A team of international scientists led by Dr Michael Jarvis at the University of Plymouth has received funding in excess of £408,000 from Innovate UK to develop a new and economic vaccine designed to halt the spread of highly pathogenic ‘zoonotic’ (spreading from animals to humans) infectious diseases.
This study focuses on a new kind of vaccine called a Zoonoses Barrier Vaccine (ZBV), which is aimed at human health. It does so by targeting the deadly pathogens in the animal species from which they are emerging. Due to the lower stringency of approval requirements for animal compared to human vaccines, the predicted time to commercial availability of such ZBVs is greatly reduced compared to a vaccine destined for direct use in humans.
These considerable advantages have led the WHO-directed R&D Blueprint Initiative which is developing a road map to MERS-CoV product development (MERS-CoV is a highly pathogenic zoonotic disease spread from camels to humans) to conclude that “[i]t will be important to shore up funds for a camel vaccination option, as this may be the fastest developmental and regulatory route toward licensing a product that can prevent human MERS-CoV infections and deaths”.

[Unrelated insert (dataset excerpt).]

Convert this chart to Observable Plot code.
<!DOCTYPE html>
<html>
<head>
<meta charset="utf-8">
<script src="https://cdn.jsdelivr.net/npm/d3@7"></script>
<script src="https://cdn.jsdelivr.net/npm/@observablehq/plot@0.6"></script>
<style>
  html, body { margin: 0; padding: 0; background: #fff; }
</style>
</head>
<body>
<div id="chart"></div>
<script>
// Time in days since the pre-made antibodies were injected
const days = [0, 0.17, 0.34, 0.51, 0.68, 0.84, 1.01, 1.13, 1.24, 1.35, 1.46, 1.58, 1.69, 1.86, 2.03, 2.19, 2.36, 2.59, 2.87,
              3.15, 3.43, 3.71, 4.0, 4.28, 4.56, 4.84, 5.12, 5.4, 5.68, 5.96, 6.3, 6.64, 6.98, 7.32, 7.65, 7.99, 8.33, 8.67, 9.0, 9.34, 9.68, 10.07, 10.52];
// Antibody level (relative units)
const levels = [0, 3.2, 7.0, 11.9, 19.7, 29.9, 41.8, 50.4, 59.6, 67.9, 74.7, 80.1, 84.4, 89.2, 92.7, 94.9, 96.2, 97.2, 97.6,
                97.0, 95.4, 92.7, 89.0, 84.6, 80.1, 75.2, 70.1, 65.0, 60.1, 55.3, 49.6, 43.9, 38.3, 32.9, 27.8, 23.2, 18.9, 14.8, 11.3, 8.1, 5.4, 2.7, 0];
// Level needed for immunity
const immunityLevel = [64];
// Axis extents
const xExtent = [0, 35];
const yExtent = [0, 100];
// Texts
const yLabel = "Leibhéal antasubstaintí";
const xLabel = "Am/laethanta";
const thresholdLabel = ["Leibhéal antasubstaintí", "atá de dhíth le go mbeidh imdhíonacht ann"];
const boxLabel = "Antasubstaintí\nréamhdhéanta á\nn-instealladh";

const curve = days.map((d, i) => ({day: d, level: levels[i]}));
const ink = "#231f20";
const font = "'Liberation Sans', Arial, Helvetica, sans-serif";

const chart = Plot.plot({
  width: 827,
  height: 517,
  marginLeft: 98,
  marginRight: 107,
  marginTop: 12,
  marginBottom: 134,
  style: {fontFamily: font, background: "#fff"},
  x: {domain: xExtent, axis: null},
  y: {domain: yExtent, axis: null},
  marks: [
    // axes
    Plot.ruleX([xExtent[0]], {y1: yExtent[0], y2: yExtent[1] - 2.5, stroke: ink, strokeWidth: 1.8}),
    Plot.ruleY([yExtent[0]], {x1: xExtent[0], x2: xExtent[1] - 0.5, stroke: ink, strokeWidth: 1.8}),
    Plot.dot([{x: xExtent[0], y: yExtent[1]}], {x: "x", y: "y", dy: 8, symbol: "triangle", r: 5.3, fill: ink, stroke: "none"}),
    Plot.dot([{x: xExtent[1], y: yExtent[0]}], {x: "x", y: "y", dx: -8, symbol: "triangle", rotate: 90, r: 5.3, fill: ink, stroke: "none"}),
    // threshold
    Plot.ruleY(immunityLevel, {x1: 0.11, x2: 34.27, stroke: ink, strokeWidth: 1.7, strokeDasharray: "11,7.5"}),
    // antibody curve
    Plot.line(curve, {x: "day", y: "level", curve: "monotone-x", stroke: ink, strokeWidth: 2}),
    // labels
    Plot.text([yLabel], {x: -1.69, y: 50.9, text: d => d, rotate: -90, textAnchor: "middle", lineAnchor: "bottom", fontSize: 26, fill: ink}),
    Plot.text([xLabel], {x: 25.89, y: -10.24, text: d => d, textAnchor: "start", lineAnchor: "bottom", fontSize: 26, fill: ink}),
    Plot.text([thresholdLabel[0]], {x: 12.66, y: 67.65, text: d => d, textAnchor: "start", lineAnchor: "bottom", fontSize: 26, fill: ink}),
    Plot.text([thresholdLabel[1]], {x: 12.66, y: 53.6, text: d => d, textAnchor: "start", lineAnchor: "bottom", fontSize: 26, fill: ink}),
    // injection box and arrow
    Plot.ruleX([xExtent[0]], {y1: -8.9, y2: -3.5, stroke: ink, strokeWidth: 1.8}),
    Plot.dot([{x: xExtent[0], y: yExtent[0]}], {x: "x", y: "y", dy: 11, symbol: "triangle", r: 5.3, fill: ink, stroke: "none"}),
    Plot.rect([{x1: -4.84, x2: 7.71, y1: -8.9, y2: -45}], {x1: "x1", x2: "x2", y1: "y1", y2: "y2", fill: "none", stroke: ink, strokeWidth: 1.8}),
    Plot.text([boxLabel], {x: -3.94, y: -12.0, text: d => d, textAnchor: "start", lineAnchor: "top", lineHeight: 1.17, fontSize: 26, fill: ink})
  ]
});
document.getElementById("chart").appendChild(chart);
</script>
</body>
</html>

Zoonotic transmission of microbes from animals to humans is the most common route whereby highly pathogenic microbes enter the human population. The most notorious of these microbes is the virus that causes Ebola, but as potentially devastating are those responsible for Lassa haemorrhagic fever, SARS, MERS, plaque, Rift Valley Fever Virus (RVFV) and Q Fever (QF). The ever more frequent interaction of humans with wild animals and their environments through deforestation, changes in land use and increased hunting, is dramatically increasing the rate at which these diseases are entering the human population.

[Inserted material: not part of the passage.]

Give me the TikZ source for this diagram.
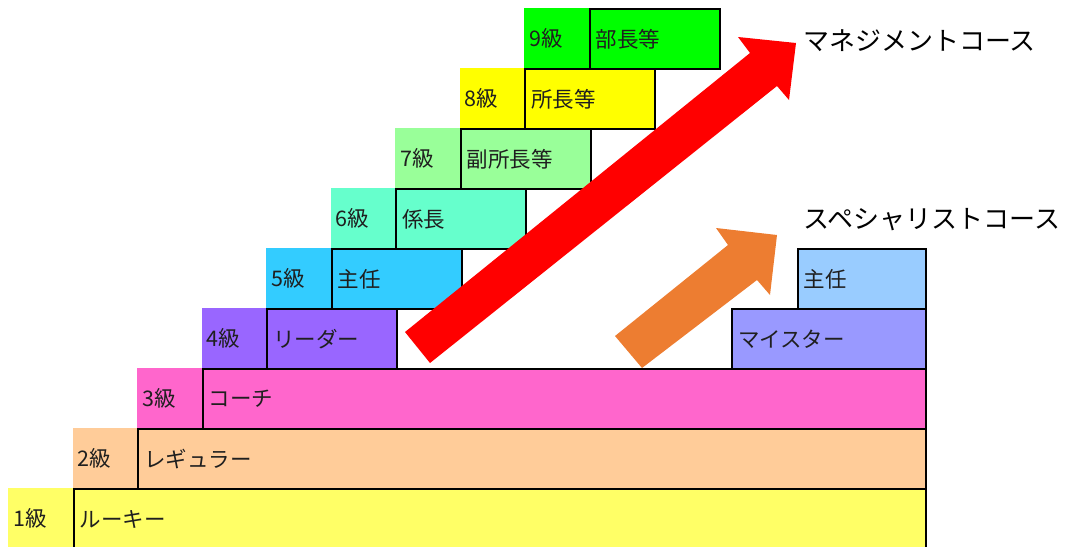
\documentclass[tikz,border=0pt]{standalone}
\usepackage{fontspec}
\setmainfont{Noto Sans CJK JP}
\definecolor{c1}{HTML}{FFFF66}
\definecolor{c2}{HTML}{FFCC99}
\definecolor{c3}{HTML}{FF66CC}
\definecolor{c4}{HTML}{9966FF}
\definecolor{c5}{HTML}{33CCFF}
\definecolor{c6}{HTML}{66FFCC}
\definecolor{c7}{HTML}{99FF99}
\definecolor{c8}{HTML}{FFFF00}
\definecolor{c9}{HTML}{00FF00}
\definecolor{cmeister}{HTML}{9999FF}
\definecolor{cshunin}{HTML}{99CCFF}
\definecolor{arrowred}{HTML}{FF0000}
\definecolor{arroworange}{HTML}{ED7D31}
\begin{document}
\begin{tikzpicture}[x=1pt,y=-1pt,
  cell/.style={anchor=north west, minimum height=60pt, inner xsep=5pt, inner ysep=0pt,
    align=left, font=\fontsize{21.5}{25}\selectfont, text=black!88},
  grade/.style={cell, draw=none, text width=54.5pt, minimum width=64.5pt},
  job/.style={cell, draw=black, line width=2pt},
  title/.style={anchor=west, inner sep=0pt, font=\fontsize{26}{30}\selectfont, text=black}]
\useasboundingbox (0,0) rectangle (1070,546);
% grade cells
\node[grade, fill=c1] (g1) at (8,488) {1級};
\node[grade, fill=c2] (g2) at (72.5,428) {2級};
\node[grade, fill=c3] (g3) at (137,368) {3級};
\node[grade, fill=c4] (g4) at (201.5,308) {4級};
\node[grade, fill=c5] (g5) at (266,248) {5級};
\node[grade, fill=c6] (g6) at (330.5,188) {6級};
\node[grade, fill=c7] (g7) at (395,128) {7級};
\node[grade, fill=c8] (g8) at (459.5,68) {8級};
\node[grade, fill=c9] (g9) at (524,8) {9級};
% job cells
\node[job, fill=c1, minimum width=852.5pt, text width=840pt] (j1) at (72.5,488) {ルーキー};
\node[job, fill=c2, minimum width=788pt, text width=776pt] (j2) at (137,428) {レギュラー};
\node[job, fill=c3, minimum width=723.5pt, text width=711pt] (j3) at (201.5,368) {コーチ};
\node[job, fill=c4, minimum width=130pt, text width=118pt] (j4) at (266,308) {リーダー};
\node[job, fill=c5, minimum width=130pt, text width=118pt] (j5) at (330.5,248) {主任};
\node[job, fill=c6, minimum width=130pt, text width=118pt] (j6) at (395,188) {係長};
\node[job, fill=c7, minimum width=130pt, text width=118pt] (j7) at (459.5,128) {副所長等};
\node[job, fill=c8, minimum width=130pt, text width=118pt] (j8) at (524,68) {所長等};
\node[job, fill=c9, minimum width=130pt, text width=118pt] (j9) at (588.5,8) {部長等};
% specialist cells
\node[job, fill=cmeister, minimum width=194pt, text width=182pt] (m1) at (731,308) {マイスター};
\node[job, fill=cshunin, minimum width=128.5pt, text width=116pt] (m2) at (796.5,248) {主任};
% arrows
\fill[arrowred] (405,332) -- (750,53) -- (738,37) -- (796,43) -- (789,100) -- (777,86) -- (430,363) -- cycle;
\fill[arroworange] (615,336) -- (728,245) -- (716,228) -- (777,235) -- (770,295) -- (757,280) -- (642,368) -- cycle;
% titles
\node[title] (tman) at (803,41) {マネジメントコース};
\node[title] (tspec) at (803,220) {スペシャリストコース};
\end{tikzpicture}
\end{document}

Strategies to control such diseases are, however, limited and the severity of outbreaks is compounded by the fact that they commonly occur in under-resourced, low and middle income countries (LMICs). Modern air transport shrinks the distance between LMICs and western high-income countries making emerging microbes all of our problem.
In answer to a call from a UK Vaccine Network Competition Brief to address the capacity gap in how to control emergence of these pathogens, Dr Jarvis’s collaborative network centred at the University of Plymouth has been awarded the funding for an initial ‘proof-of-concept’ project to target ruminant animal populations (ie., sheep, goats and cattle) involved in the spread of RVFV and QF to humans.
As this vaccine also has the potential to prevent the devastating ‘abortion storms’ frequently associated with RVFV and QF infection of these animals, this vaccine approach is potentially a ‘win-win’ situation for animals and humans alike. The team plans to deliver the vaccine using a bovine herpesvirus as a platform, which has been shown to create an immune response in all common domestic ruminant animals tested. Similar to other vaccines used in agricultural animals and also humans, the vaccine is attenuated so that it only replicates for a short period of time in animals. This increases the safety of the vaccine without affecting its effectiveness to induce a good immune response.
Dr Jarvis, Associate Professor in Virology and Immunology, School of Biomedical and Healthcare Sciences, Plymouth University Peninsula Schools of Medicine and Dentistry, said:
“The funding from Innovate UK will be critical to develop this innovative vaccine platform, in this case for two pathogens that are lethal to both agricultural animals as well as to the vets and farmers that are exposed to infected animals. I think this project however also exemplifies the capacity building strategy of UK Innovate. We are developing the same attenuated vaccine platform as an achievable means to address bovine TB problem, which is currently such a huge problem in the Devon countryside I call home. Such synergism can really benefit problems that at first appear so diverse.”